The solution of problem \eqref{3'} has the form (Vladimirov (1983) §29.1, p. 368) $$ \mathscr{G}((x,y),(t,s))=\frac{1}{2\pi}\ln|(x,y)-(t,s)|+g((x,y),(t,s)) $$ where the first term on the right side is the fundamental solution of the laplacian while the second one is a function harmonic in the whole $\mathbb{R}\times\mathbb{R}^+$. In the problem posed by the OP, $$ \mathscr{G}((x,y),(t,s))=\frac{1}{2\pi}\big(\ln|(x,y)-(t,s)|-\ln|(x,y)-(t,-s)|\big).\tag{4}\label{4} $$ Now, noting that $\frac{\partial\mathscr{G}}{\partial\mathbf{n}}=\frac{\partial\mathscr{G}}{\partial t}$ on the boundary $\{y=0\}$ of the upper half plane, by Green's formula we obtain the formula for the general solution of \eqref{1}: $$ \begin{split} u(x,y)&=\int\limits_{\mathbb{R}\times\mathbb{R}^+}\mathscr{G}((x,y),(t,s))f(t,s)\mathrm{d}t\mathrm{d}s+\int\limits_{\{s=0\}}g(t)\frac{\partial\mathscr{G}}{\partial t}((x,y),(t,0))\mathrm{d}t\\ &=\int\limits_{\mathbb{R}\times\mathbb{R}^+}\mathscr{G}((x,y),(t,s))f(t,s)\mathrm{d}t\mathrm{d}s+\frac{1}{\pi}\int\limits_{-\infty}^\infty \frac{y}{y^2+(x-t)^2}g(t)\mathrm{d}t\\ &\overset{\mathrm{def}}{=} T(g;f)(x,y) \end{split}\tag{5}\label{5} $$ Second step.
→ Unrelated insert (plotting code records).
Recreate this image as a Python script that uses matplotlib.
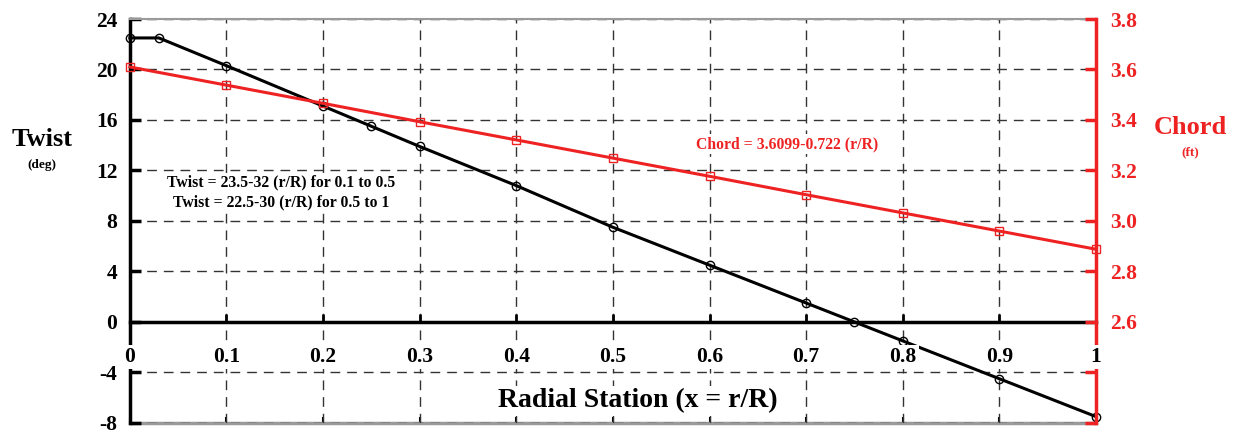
import matplotlib
matplotlib.use("Agg")
import matplotlib.pyplot as plt
import numpy as np

# twist distribution (deg) vs radial station
twist_x = [0.0, 0.03, 0.1, 0.2, 0.25, 0.3, 0.4, 0.5, 0.6, 0.7, 0.75, 0.8, 0.9, 1.0]
twist_y = [22.5, 22.5, 20.3, 17.1, 15.5, 13.9, 10.8, 7.5, 4.5, 1.5, 0.0, -1.5, -4.5, -7.5]

# chord distribution (ft)
chord_x = [0.0, 0.1, 0.2, 0.3, 0.4, 0.5, 0.6, 0.7, 0.8, 0.9, 1.0]
chord_y = [3.61, 3.538, 3.466, 3.393, 3.321, 3.249, 3.177, 3.104, 3.032, 2.96, 2.888]

x_ticks = [0, 0.1, 0.2, 0.3, 0.4, 0.5, 0.6, 0.7, 0.8, 0.9, 1]
x_labels = ["0", "0.1", "0.2", "0.3", "0.4", "0.5", "0.6", "0.7", "0.8", "0.9", "1"]
twist_ticks = [-8, -4, 0, 4, 8, 12, 16, 20, 24]
chord_ticks = [2.2, 2.4, 2.6, 2.8, 3.0, 3.2, 3.4, 3.6, 3.8]
chord_labels = ["", "", "2.6", "2.8", "3.0", "3.2", "3.4", "3.6", "3.8"]

RED = "#ee2222"
WHITE_BOX = dict(facecolor="white", edgecolor="none", pad=1.5)

plt.rcParams.update({
    "font.family": ["Liberation Serif", "DejaVu Serif"],
    "font.weight": "bold",
    "axes.unicode_minus": False,
})

fig = plt.figure(figsize=(12.37, 4.32), dpi=100)
ax = fig.add_axes([0.105, 0.021, 0.781, 0.935])
ax.set_xlim(0, 1)
ax.set_ylim(-8, 24)
ax.set_axisbelow(True)
ax.grid(True, ls=(0, (7, 5)), color="#333333", lw=1.0)

# frame: x axis sits on twist = 0
ax.spines["bottom"].set_position(("data", 0))
ax.spines["bottom"].set_linewidth(2.5)
ax.spines["left"].set_linewidth(2.5)
ax.spines["top"].set_color("#9a9a9a")
ax.spines["top"].set_linewidth(1.5)
ax.spines["right"].set_visible(False)

ax.set_xticks(x_ticks)
ax.set_yticks(twist_ticks)
ax.tick_params(axis="x", direction="in", length=6, width=2, labelbottom=False)
ax.tick_params(axis="y", direction="in", length=8, width=2.5, labelsize=15.5, pad=9)

# bottom frame line with small ticks
bottom = ax.secondary_xaxis(0.0)
bottom.set_xticks(x_ticks)
bottom.tick_params(direction="in", length=4, width=1.5, labelbottom=False)
bottom.spines["bottom"].set_color("#9a9a9a")
bottom.spines["bottom"].set_linewidth(2.5)

ax.plot(twist_x, twist_y, color="black", lw=2.2, marker="o", ms=6, mfc="none",
        mec="black", mew=1.0, clip_on=False, zorder=4)

ax2 = ax.twinx()
ax2.set_ylim(2.2, 3.8)
for side in ["top", "bottom", "left"]:
    ax2.spines[side].set_visible(False)
ax2.spines["right"].set_color(RED)
ax2.spines["right"].set_linewidth(2.5)
ax2.set_yticks(chord_ticks)
ax2.set_yticklabels(chord_labels)
ax2.tick_params(axis="y", direction="in", length=8, width=2.5, colors=RED,
                labelcolor=RED, labelsize=15.5, pad=10)
ax2.plot(chord_x, chord_y, color=RED, lw=2.2, marker="s", ms=6, mfc="none",
         mec=RED, mew=1.0, clip_on=False, zorder=4)

# x tick labels with white backing, drawn above both axes
for xt, lab in zip(x_ticks, x_labels):
    ax2.text(xt, -2.8, lab, transform=ax.transData, ha="center", va="center",
             fontsize=15.5, fontweight="bold", zorder=10, bbox=WHITE_BOX)

ax2.text(0.157, 10.25, "Twist = 23.5-32 (r/R) for 0.1 to 0.5\nTwist = 22.5-30 (r/R) for 0.5 to 1",
         transform=ax.transData, ha="center", va="center", fontsize=11.3,
         linespacing=1.3, bbox=WHITE_BOX, zorder=3)
ax2.text(0.68, 14.1, "Chord = 3.6099-0.722 (r/R)", transform=ax.transData,
         ha="center", va="center", fontsize=11.3, color=RED, bbox=WHITE_BOX, zorder=3)
ax2.text(0.526, -6.25, "Radial Station (x = r/R)", transform=ax.transData,
         ha="center", va="center", fontsize=20, bbox=dict(facecolor="white", edgecolor="none", pad=2),
         zorder=3)

fig.text(0.034, 0.676, "Twist", ha="center", va="center", fontsize=19, fontweight="bold")
fig.text(0.034, 0.618, "(deg)", ha="center", va="center", fontsize=9.5, fontweight="bold")
fig.text(0.962, 0.704, "Chord", ha="center", va="center", fontsize=19, fontweight="bold", color=RED)
fig.text(0.962, 0.648, "(ft)", ha="center", va="center", fontsize=9.5, fontweight="bold", color=RED)

fig.savefig("out.png", dpi=100)
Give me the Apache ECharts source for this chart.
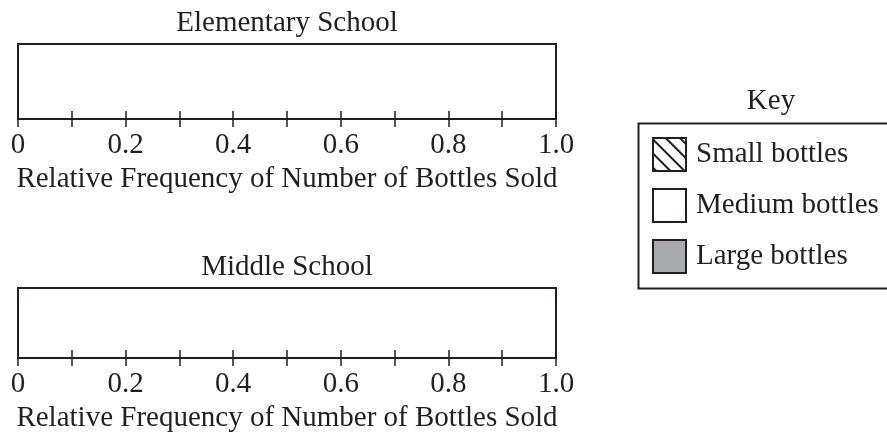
<!DOCTYPE html>
<html><head><meta charset="utf-8">
<script src="https://cdn.jsdelivr.net/npm/echarts@6/dist/echarts.min.js"></script>
<style>html,body{margin:0;padding:0;background:#fff}#c{width:887px;height:434px}</style>
</head><body><div id="c"></div>
<script>
// ---- data (the reference is a blank template: no bars drawn) ----
const schools = ['Elementary School', 'Middle School'];
const axisTitle = 'Relative Frequency of Number of Bottles Sold';
const sizeNames = ['Small bottles', 'Medium bottles', 'Large bottles'];
const smallBottles = [];
const mediumBottles = [];
const largeBottles = [];
const tickLabels = ['0', '0.2', '0.4', '0.6', '0.8', '1.0'];
const keyTitle = 'Key';

const FONT = '"Liberation Serif", "Times New Roman", serif';
const INK = '#231f20';
const GRAY = '#a7a9ac';

const chart = echarts.init(document.getElementById('c'), null, {renderer: 'canvas'});

const grids = [
  {left: 18, top: 44, width: 538, height: 75},
  {left: 18, top: 288, width: 538, height: 74}
].map(g => Object.assign(g, {show: true, borderColor: INK, borderWidth: 2, backgroundColor: '#fff'}));

function labelFmt(v) {
  const k = Math.round(v * 10);
  return k % 2 === 0 ? tickLabels[k / 2] : '';
}

const xAxes = [];
const yAxes = [];
schools.forEach((s, i) => {
  xAxes.push({
    type: 'value', gridIndex: i, position: 'bottom', min: 0, max: 1, interval: 0.1,
    axisLine: {show: true, lineStyle: {color: INK, width: 2}},
    axisTick: {show: true, inside: false, length: 8, lineStyle: {color: INK, width: 1.5}},
    axisLabel: {show: true, formatter: labelFmt, margin: 12, color: INK, fontSize: 29, fontFamily: FONT,
      showMinLabel: true, showMaxLabel: true},
    splitLine: {show: false},
    name: axisTitle, nameLocation: 'middle', nameGap: 46,
    nameTextStyle: {color: INK, fontSize: 29, fontFamily: FONT}
  });
  xAxes.push({
    type: 'value', gridIndex: i, position: 'bottom', min: 0, max: 1, interval: 0.1,
    axisLine: {show: false},
    axisTick: {show: true, inside: true, length: 8, lineStyle: {color: INK, width: 1.5}},
    axisLabel: {show: false},
    splitLine: {show: false}
  });
  yAxes.push({type: 'category', gridIndex: i, data: [s], show: false});
});

const styles = [
  {color: '#fff', borderColor: INK, borderWidth: 2,
   decal: {symbol: 'rect', symbolSize: 1, dashArrayX: [[1, 0]], dashArrayY: [2, 8],
           rotation: Math.PI / 4, color: INK}},
  {color: '#fff', borderColor: INK, borderWidth: 2},
  {color: GRAY, borderColor: INK, borderWidth: 2}
];
const seriesData = [smallBottles, mediumBottles, largeBottles];
const series = [];
schools.forEach((s, i) => {
  sizeNames.forEach((n, j) => {
    series.push({
      type: 'bar', name: n, stack: 'school' + i, xAxisIndex: i * 2, yAxisIndex: i,
      data: seriesData[j].length ? [seriesData[j][i]] : [],
      itemStyle: styles[j], barWidth: '100%'
    });
  });
});

chart.setOption({
  animation: false,
  backgroundColor: '#fff',
  title: schools.map((s, i) => ({
    text: s, left: 287, top: i === 0 ? 9 : 253, textAlign: 'center', padding: 0,
    textStyle: {color: INK, fontSize: 29, fontWeight: 'normal', fontFamily: FONT}
  })),
  grid: grids,
  xAxis: xAxes,
  yAxis: yAxes,
  legend: {
    orient: 'vertical', left: 652, top: 137, padding: 0,
    itemWidth: 33, itemHeight: 33, itemGap: 16, icon: 'rect', selectedMode: false,
    data: sizeNames,
    textStyle: {color: INK, fontSize: 29, fontFamily: FONT, padding: [2, 0, 0, 5]}
  },
  graphic: [
    {type: 'rect', left: 636, top: 121, shape: {x: 0, y: 0, width: 300, height: 165},
     style: {fill: 'none', stroke: INK, lineWidth: 2}, silent: true},
    {type: 'text', x: 771, y: 87, style: {text: keyTitle, fill: INK, font: '29px ' + FONT, textAlign: 'center'}}
  ],
  series: series
});
</script></body></html>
Now note that the operator $T$ defined by \eqref{5} is a semigroup only if $f\equiv 0$. To see this, suppose that we have homogeneous boundary conditions, i.e. $g\equiv 0$ and assume $y$ as the parameter of the hypothetical semigroup, i.e $T(g;f)(x,y)=T_y(g;f)(x)$: for $y=0$ we have $$ T_0(0;f)(x)\equiv 0 \quad \forall x\in\mathbb{R}\text{ by equation \eqref{4} } $$ If $T_y$ defined by \eqref{5} would be a semigroup, the equation above would imply that $$ T_y(0,f)(x)=T_{y+0}(0,f)=T_{y}T_{0}(0,f)(x)\equiv 0 $$ by the second property of the semigroup and by the linearity of $T$, and this is clearly false since the first term of \eqref{5} is not necessarily $\equiv0$. If instead of $y$ we try to assume $x$ as the parameter of the hypothetical semigroup by posing $T(g;f)(x,y)=T_x(g;f)(y)$, it is simple to see that $T_0\neq \mathrm{id}$.

Last notes

• This proposition holds for general boundary problems \eqref{2} since it can be proved that, for the general Green's function defined by \eqref{3} $$ B\mathscr{G}(x,t)=0,\quad t\in\partial G. $$ See again Vladimirov (1983) §29.1 for the details when $P(x,D)=\Delta$.
• Alberto Cialdea showed me the main argument of the second step in the proof above, and I would like to thank him publicly.

[1] Vladimirov, V. S. (1983)[1970], Equations of mathematical physics, Moscow: Mir Publishers, 2nd ed., pp. 464, MR0764399, Zbl 0207.09101 (the Zbmath review refers to the first English edition).